Run small sharp knife around edge of cups; tilt cups and slide bacon, polenta, and egg onto plates and serve.

This was so good! The polenta was warm, buttery and the parmesan added a wonderful pungency and saltiness to it.. The garlic chives and thyme added a mild garlicky taste and perfuminess. The bacon brought in a smoky element (everything is good with bacon!) and the egg, even though it was over cooked for me, was velvety and smooth in contrast to the grainy texture of the polenta (oh how yummy it would have been with some egg yolk to moisten the polenta a bit more!). The goat cheese gave it a slight earthy flavor and the cheddar gave it that creamy cheesiness that the child in us loves. I can only imagine how much better this would have been with a good sharp cheddar.
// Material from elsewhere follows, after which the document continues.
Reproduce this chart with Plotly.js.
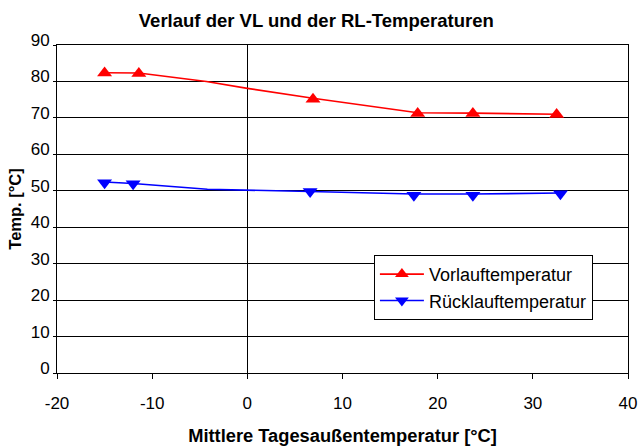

I think I may use this the next time I have a brunch, served with a sparkling wine and a salad of spring greens and a vinaigrette. Anyone out there who thinks this sounds good is free to steel it and modify as they please. Please share your modifications and let me know how they turned out so I can steel back. Hmmmmm the thought of blue cheese worked into this somehow seems like a potential....

*For those of you who may not be familiar with Winey Goat Cheese. I just want to let you know, it's not like the chevre you are mostly likely familiar with when it comes to goat cheese. If you want to use chevre, go for it, but it won't have the same affect at Winey Goat, which is a semi soft goat cheese that has it's rind washed and rubbed in wine during its curing. It's delicious!